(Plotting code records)
════════════════

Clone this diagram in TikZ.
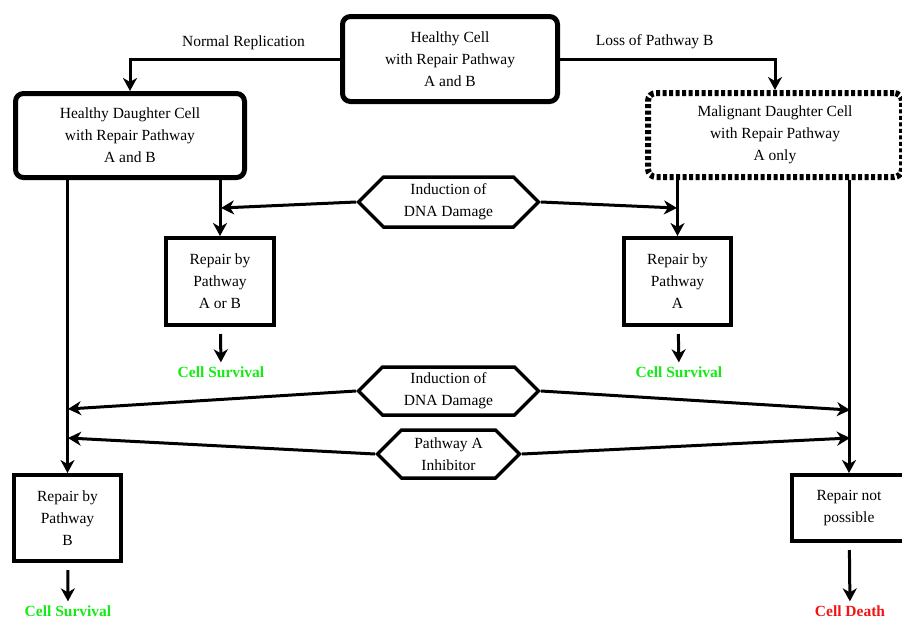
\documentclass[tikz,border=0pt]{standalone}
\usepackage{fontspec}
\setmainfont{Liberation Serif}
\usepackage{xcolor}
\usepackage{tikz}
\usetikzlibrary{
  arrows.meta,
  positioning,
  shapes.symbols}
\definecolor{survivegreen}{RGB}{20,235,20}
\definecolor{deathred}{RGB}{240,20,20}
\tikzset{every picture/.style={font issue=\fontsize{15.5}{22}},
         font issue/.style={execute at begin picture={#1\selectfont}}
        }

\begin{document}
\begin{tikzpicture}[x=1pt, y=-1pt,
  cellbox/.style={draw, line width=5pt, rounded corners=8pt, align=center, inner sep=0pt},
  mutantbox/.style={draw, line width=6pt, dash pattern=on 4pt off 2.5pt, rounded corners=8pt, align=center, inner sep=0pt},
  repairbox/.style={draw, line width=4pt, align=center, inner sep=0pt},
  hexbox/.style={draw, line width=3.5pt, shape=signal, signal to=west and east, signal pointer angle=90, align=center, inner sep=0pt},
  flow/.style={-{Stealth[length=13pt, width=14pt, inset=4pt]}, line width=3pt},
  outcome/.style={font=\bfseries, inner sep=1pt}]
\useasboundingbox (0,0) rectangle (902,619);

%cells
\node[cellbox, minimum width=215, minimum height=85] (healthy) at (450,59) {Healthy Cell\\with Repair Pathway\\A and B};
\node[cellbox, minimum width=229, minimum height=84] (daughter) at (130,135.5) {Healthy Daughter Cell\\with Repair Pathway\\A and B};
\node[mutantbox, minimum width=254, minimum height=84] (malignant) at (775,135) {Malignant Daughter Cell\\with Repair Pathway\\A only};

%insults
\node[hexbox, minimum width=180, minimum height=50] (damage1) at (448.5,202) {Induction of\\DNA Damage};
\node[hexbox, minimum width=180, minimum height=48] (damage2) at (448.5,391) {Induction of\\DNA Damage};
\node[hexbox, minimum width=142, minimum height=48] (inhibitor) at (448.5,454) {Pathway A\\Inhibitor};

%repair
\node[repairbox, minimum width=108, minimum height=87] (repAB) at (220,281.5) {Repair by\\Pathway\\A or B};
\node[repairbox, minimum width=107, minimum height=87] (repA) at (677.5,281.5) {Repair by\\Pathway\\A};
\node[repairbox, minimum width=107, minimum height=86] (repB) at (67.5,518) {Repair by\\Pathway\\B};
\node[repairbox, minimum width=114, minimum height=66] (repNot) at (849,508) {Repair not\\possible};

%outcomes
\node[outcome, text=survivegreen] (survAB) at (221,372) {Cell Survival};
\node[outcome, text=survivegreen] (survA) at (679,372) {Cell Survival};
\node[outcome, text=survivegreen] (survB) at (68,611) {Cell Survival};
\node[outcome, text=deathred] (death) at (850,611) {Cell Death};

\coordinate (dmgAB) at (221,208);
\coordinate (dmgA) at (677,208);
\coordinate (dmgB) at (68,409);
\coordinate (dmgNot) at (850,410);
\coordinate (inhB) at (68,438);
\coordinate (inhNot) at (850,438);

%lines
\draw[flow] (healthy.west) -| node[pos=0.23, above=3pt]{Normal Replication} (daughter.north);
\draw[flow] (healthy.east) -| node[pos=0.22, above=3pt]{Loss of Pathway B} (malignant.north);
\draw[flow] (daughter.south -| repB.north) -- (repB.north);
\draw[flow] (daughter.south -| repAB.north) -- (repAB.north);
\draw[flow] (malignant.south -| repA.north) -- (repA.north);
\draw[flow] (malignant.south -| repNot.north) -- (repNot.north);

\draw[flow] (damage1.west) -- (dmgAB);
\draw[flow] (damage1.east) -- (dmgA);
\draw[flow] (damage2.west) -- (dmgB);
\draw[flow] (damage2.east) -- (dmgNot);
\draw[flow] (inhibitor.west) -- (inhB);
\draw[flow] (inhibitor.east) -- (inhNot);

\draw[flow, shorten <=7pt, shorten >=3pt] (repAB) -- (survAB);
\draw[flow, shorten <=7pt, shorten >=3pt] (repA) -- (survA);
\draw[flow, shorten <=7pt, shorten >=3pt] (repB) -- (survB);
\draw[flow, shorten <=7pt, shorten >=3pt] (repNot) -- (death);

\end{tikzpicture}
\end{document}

════════════════

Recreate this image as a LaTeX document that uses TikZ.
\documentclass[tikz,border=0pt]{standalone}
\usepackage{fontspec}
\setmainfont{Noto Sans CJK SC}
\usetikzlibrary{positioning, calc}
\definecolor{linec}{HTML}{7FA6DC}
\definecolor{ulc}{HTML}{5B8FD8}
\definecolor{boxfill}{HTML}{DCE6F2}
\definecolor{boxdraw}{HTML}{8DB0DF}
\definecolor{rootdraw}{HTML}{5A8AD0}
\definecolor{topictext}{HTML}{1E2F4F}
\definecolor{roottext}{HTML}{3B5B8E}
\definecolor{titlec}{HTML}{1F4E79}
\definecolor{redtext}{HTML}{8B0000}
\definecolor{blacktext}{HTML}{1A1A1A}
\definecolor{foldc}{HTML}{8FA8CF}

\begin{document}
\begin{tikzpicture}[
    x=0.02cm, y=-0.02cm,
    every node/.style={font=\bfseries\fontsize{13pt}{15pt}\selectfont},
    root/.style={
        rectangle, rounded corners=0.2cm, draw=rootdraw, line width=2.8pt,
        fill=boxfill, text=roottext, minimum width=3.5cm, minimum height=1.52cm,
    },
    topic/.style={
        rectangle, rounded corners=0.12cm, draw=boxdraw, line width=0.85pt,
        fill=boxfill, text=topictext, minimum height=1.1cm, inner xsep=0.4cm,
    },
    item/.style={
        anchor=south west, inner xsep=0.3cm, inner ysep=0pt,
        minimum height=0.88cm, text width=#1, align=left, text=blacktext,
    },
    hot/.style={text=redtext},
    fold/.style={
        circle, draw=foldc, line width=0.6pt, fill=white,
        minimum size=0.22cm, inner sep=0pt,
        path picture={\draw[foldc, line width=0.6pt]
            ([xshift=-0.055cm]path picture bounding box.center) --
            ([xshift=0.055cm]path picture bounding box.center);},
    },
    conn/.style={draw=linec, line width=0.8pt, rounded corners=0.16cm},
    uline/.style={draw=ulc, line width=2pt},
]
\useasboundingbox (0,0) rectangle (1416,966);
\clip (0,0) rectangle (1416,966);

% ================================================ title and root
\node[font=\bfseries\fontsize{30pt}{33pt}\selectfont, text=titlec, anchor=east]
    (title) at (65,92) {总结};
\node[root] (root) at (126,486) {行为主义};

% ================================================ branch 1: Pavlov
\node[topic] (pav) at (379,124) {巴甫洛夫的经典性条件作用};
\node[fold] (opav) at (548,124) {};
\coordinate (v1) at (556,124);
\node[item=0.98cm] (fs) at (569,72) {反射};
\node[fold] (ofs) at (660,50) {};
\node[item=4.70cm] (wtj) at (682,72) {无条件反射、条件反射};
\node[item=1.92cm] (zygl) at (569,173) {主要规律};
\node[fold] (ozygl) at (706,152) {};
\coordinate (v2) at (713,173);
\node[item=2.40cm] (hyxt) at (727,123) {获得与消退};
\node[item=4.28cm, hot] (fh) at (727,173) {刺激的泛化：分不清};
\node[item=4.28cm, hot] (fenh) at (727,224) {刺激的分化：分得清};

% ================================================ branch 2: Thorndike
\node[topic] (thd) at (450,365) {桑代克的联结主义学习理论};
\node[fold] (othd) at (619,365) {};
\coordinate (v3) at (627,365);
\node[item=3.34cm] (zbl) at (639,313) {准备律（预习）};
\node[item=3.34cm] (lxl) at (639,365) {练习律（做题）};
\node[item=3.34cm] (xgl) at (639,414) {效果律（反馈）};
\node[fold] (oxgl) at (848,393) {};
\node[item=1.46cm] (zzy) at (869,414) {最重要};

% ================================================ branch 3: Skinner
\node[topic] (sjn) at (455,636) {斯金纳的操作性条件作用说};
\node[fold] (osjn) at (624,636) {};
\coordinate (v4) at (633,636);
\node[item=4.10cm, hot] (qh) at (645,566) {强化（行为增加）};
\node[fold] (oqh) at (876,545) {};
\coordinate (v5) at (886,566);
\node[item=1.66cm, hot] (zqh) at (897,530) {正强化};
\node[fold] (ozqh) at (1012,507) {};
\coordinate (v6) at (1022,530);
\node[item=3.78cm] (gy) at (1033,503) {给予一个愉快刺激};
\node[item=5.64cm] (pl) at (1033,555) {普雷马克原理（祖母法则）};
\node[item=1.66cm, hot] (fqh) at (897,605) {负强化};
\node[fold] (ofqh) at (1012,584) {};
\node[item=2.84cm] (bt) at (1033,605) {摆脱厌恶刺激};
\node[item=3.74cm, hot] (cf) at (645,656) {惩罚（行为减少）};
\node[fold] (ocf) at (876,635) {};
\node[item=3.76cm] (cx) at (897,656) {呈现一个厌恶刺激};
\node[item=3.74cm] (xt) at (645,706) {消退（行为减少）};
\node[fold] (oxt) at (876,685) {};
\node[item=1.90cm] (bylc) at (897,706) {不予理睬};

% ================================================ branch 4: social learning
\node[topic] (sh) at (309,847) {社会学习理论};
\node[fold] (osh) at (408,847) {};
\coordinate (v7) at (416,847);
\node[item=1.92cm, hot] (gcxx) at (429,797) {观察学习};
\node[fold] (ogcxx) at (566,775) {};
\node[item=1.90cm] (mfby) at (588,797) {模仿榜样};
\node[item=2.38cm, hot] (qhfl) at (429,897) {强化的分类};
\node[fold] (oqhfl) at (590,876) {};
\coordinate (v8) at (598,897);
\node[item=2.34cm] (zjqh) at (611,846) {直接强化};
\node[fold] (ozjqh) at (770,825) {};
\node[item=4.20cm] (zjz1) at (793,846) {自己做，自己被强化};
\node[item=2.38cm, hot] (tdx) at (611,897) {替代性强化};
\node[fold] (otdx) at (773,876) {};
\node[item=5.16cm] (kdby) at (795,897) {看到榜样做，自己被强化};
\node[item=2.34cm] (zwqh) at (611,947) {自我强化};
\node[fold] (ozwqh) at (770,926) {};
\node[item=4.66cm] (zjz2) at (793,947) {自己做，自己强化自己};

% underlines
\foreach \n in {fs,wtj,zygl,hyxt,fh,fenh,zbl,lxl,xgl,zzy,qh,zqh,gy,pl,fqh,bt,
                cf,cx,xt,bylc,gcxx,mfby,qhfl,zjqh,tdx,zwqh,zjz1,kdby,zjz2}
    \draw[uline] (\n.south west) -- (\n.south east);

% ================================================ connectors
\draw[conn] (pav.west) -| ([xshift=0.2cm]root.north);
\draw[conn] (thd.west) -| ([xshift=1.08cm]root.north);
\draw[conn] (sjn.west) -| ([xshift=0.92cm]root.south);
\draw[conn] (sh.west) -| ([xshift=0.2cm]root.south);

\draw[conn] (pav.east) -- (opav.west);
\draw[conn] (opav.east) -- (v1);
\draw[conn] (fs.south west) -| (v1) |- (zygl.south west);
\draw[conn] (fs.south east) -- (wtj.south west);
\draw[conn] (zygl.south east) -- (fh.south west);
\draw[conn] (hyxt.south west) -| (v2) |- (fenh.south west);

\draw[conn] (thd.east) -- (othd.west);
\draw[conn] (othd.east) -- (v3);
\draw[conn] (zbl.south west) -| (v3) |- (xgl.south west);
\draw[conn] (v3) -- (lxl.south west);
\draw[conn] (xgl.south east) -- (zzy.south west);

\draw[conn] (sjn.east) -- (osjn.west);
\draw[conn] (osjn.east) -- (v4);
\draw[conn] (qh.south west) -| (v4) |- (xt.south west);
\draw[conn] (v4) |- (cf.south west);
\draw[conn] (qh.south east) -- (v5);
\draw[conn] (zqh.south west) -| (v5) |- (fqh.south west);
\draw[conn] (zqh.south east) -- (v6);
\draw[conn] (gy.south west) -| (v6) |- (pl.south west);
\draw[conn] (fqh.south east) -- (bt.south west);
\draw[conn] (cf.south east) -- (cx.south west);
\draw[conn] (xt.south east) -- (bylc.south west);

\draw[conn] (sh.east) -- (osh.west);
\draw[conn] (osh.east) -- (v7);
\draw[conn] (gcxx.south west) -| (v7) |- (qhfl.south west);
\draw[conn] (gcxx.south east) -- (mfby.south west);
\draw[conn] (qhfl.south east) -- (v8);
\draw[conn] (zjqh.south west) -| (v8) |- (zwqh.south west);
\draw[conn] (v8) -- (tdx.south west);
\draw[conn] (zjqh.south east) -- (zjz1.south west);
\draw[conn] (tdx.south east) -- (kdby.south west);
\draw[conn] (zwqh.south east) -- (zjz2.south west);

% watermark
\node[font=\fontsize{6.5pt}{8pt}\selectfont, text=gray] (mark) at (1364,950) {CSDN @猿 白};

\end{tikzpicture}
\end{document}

════════════════

(TASK TO CARRY OUT):
Say how many lines include the word "this"; reply with the number alone.

(OUTPUT OF THE EXERCISE):
2